Why 3 Terms for the House and 2 for the Senate?
The most widely referenced structure for congressional term limits is a 3-term limit for the United States House of Representatives and a 2-term limit for the United States Senate. This 3/2 model reflects the different election cycles, institutional roles, and design logic of the two chambers while establishing a consistent boundary on repeated service.
Alignment with election cycles
The United States House of Representatives operates on two-year election cycles, while the United States Senate operates on six-year cycles with staggered classes. A 3-term House limit corresponds to six years of service, while a 2-term Senate limit corresponds to twelve years.
This alignment preserves the existing electoral structure rather than redefining it. The limits are expressed in elections, not years, matching how representation is renewed and how voters interact with each chamber.

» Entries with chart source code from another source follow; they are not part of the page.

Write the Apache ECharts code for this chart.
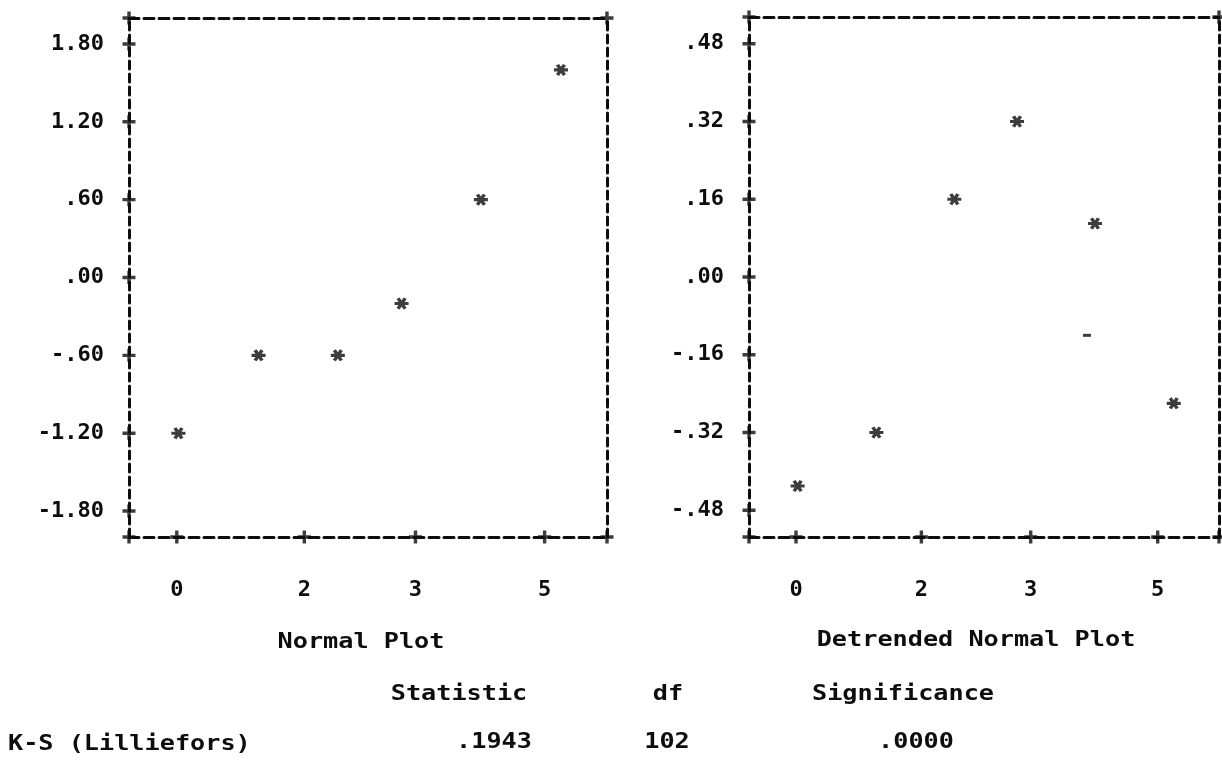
<!DOCTYPE html>
<html>
<head>
<meta charset="utf-8">
<script src="https://cdn.jsdelivr.net/npm/echarts@6/dist/echarts.min.js"></script>
<style>
html,body{margin:0;padding:0;background:#fff;}
#chart{width:1222px;height:761px;}
</style>
</head>
<body>
<div id="chart"></div>
<script>
// ---- data ----
const xTickValues = [0.40, 1.96, 3.32, 4.90];
const xTickLabels = ['0', '2', '3', '5'];
const xRange = [-0.185, 5.663];

const normalYTicks = [1.8, 1.2, 0.6, 0, -0.6, -1.2, -1.8];
const normalYLabels = ['1.80', '1.20', '.60', '.00', '-.60', '-1.20', '-1.80'];
const normalYRange = [-2.0, 2.0];

const detrYTicks = [0.48, 0.32, 0.16, 0, -0.16, -0.32, -0.48];
const detrYLabels = ['.48', '.32', '.16', '.00', '-.16', '-.32', '-.48'];
const detrYRange = [-0.535, 0.535];

const observed = [0.42, 1.40, 2.37, 3.15, 4.12, 5.10];
const expectedNormal = [-1.20, -0.60, -0.60, -0.20, 0.60, 1.60];
const detrendedDev = [-0.43, -0.32, 0.16, 0.32, 0.11, -0.26];
const strayX = [4.02];
const strayY = [-0.12];

const plotTitles = ['Normal Plot', 'Detrended Normal Plot'];
const tableHeader = ['Statistic', 'df', 'Significance'];
const tableRowName = 'K-S (Lilliefors)';
const tableRowValues = ['.1943', '102', '.0000'];

// ---- styling ----
const INK = '#0d0d0d';
const FONT = 'DejaVu Sans Mono';

// six-armed asterisk outline (single non-self-overlapping polygon)
function asteriskPath(R, w) {
  const pts = [];
  for (let k = 0; k < 6; k++) {
    const t = (60 * k) * Math.PI / 180;
    const dx = Math.cos(t), dy = Math.sin(t);
    const px = -dy, py = dx;
    pts.push([R * dx - w / 2 * px, R * dy - w / 2 * py]);
    pts.push([R * dx + w / 2 * px, R * dy + w / 2 * py]);
    const ti = t + Math.PI / 6;
    pts.push([w * Math.cos(ti), w * Math.sin(ti)]);
  }
  return 'path://' + pts.map((p, i) => (i ? 'L' : 'M') +
    (p[0] + R).toFixed(3) + ',' + (p[1] + R).toFixed(3)).join('') + 'Z';
}
const STAR = asteriskPath(6.5, 3.3);
const PLUS = 'path://M4.8,0h3.4v4.8h4.8v3.4h-4.8v4.8h-3.4v-4.8h-4.8v-3.4h4.8z';

function labelFor(values, labels) {
  return function (v) {
    for (let i = 0; i < values.length; i++) {
      if (Math.abs(values[i] - v) < 1e-6) return labels[i];
    }
    return '';
  };
}

function pairs(xs, ys) { return xs.map((x, i) => [x, ys[i]]); }

function crosses(yTicks, yRange) {
  const pts = [];
  const xs = [xRange[0]].concat(xTickValues, [xRange[1]]);
  xs.forEach(x => pts.push([x, yRange[0]]));
  pts.push([xRange[0], yRange[1]]);
  pts.push([xRange[1], yRange[1]]);
  yTicks.forEach(y => pts.push([xRange[0], y]));
  return pts;
}

const hDash = { color: INK, width: 3, type: [10, 5] };
const vDash = { color: INK, width: 3, type: [8, 5] };
const axisFont = { color: INK, fontFamily: FONT, fontWeight: 'bold', fontSize: 22 };

function xAxes(grid) {
  return [
    { gridIndex: grid, type: 'value', position: 'bottom', min: xRange[0], max: xRange[1],
      axisLine: { show: true, onZero: false, lineStyle: hDash },
      axisTick: { show: false }, splitLine: { show: false },
      axisLabel: Object.assign({ show: true, margin: 42, customValues: xTickValues,
        formatter: labelFor(xTickValues, xTickLabels) }, axisFont) },
    { gridIndex: grid, type: 'value', position: 'top', min: xRange[0], max: xRange[1],
      axisLine: { show: true, onZero: false, lineStyle: hDash },
      axisTick: { show: false }, splitLine: { show: false }, axisLabel: { show: false } }
  ];
}
function yAxes(grid, ticks, labels, range) {
  return [
    { gridIndex: grid, type: 'value', position: 'left', min: range[0], max: range[1],
      axisLine: { show: true, onZero: false, lineStyle: vDash },
      axisTick: { show: false }, splitLine: { show: false },
      axisLabel: Object.assign({ show: true, margin: 25, customValues: ticks,
        formatter: labelFor(ticks, labels) }, axisFont) },
    { gridIndex: grid, type: 'value', position: 'right', min: range[0], max: range[1],
      axisLine: { show: true, onZero: false, lineStyle: vDash },
      axisTick: { show: false }, splitLine: { show: false }, axisLabel: { show: false } }
  ];
}

function txt(text, x, y, align) {
  return { type: 'text', x: x, y: y, scaleX: 1.2, silent: true,
    style: { text: text, fill: INK, font: 'bold 21px "' + FONT + '"',
      textAlign: align || 'center', textVerticalAlign: 'middle' } };
}

const chart = echarts.init(document.getElementById('chart'), null, { renderer: 'canvas' });
chart.setOption({
  backgroundColor: '#fff',
  animation: false,
  grid: [
    { left: 129, top: 18, width: 478, height: 519, outerBoundsMode: 'none' },
    { left: 749, top: 17, width: 470, height: 520, outerBoundsMode: 'none' }
  ],
  xAxis: xAxes(0).concat(xAxes(1)),
  yAxis: yAxes(0, normalYTicks, normalYLabels, normalYRange)
    .concat(yAxes(1, detrYTicks, detrYLabels, detrYRange)),
  series: [
    { name: 'Normal Plot', type: 'scatter', xAxisIndex: 0, yAxisIndex: 0,
      data: pairs(observed, expectedNormal), symbol: STAR, symbolSize: [14, 12],
      itemStyle: { color: INK } },
    { name: 'Detrended Normal Plot', type: 'scatter', xAxisIndex: 2, yAxisIndex: 2,
      data: pairs(observed, detrendedDev), symbol: STAR, symbolSize: [14, 12],
      itemStyle: { color: INK } },
    { name: 'stray mark', type: 'scatter', xAxisIndex: 2, yAxisIndex: 2,
      data: pairs(strayX, strayY), symbol: 'rect', symbolSize: [8, 3],
      itemStyle: { color: INK } },
    { name: 'border crosses left', type: 'scatter', xAxisIndex: 0, yAxisIndex: 0, clip: false,
      data: crosses(normalYTicks, normalYRange), symbol: PLUS, symbolSize: 13,
      itemStyle: { color: INK }, silent: true },
    { name: 'border crosses right', type: 'scatter', xAxisIndex: 2, yAxisIndex: 2, clip: false,
      data: crosses(detrYTicks, detrYRange), symbol: PLUS, symbolSize: 13,
      itemStyle: { color: INK }, silent: true }
  ],
  graphic: [
    txt(plotTitles[0], 361, 643),
    txt(plotTitles[1], 976, 641),
    txt(tableHeader[0], 459, 695),
    txt(tableHeader[1], 668, 695),
    txt(tableHeader[2], 903, 695),
    txt(tableRowName, 8, 745, 'left'),
    txt(tableRowValues[0], 494, 743),
    txt(tableRowValues[1], 667, 743),
    txt(tableRowValues[2], 916, 743)
  ]
});
</script>
</body>
</html>
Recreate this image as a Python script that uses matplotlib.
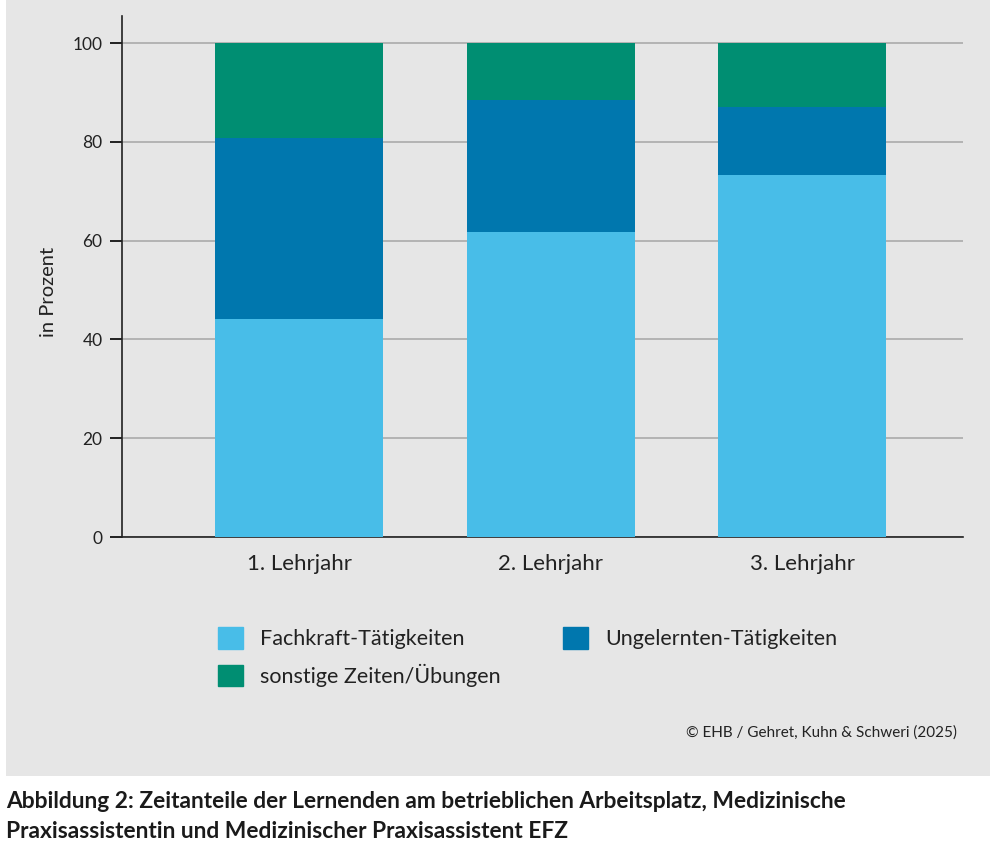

Distinct roles of the two chambers
The House is designed for frequent electoral accountability, with members standing for election every two years. The Senate is designed for longer-term deliberation, with staggered terms intended to provide continuity across election cycles.
A 3/2 structure reflects these differences. It allows multiple election cycles in each chamber while maintaining a defined endpoint, balancing responsiveness in the House with continuity in the Senate.
Consistency across the system
The 3/2 model creates a consistent framework across both chambers without imposing a single uniform limit. Each chamber retains its distinct cycle and function, but both are governed by a clear, elections-based boundary on repeated service.
This approach avoids treating the House and Senate as interchangeable while still applying a coherent structure across Congress as a whole. See What Are Congressional Term Limits? for an overview of how the 3/2 model is used in congressional term-limit proposals.
Elections-based structure
The 3/2 model is defined in terms of elections rather than total years of service. A person may be elected up to three times in the House or two times in the Senate, after which they are no longer eligible to be elected again to that chamber.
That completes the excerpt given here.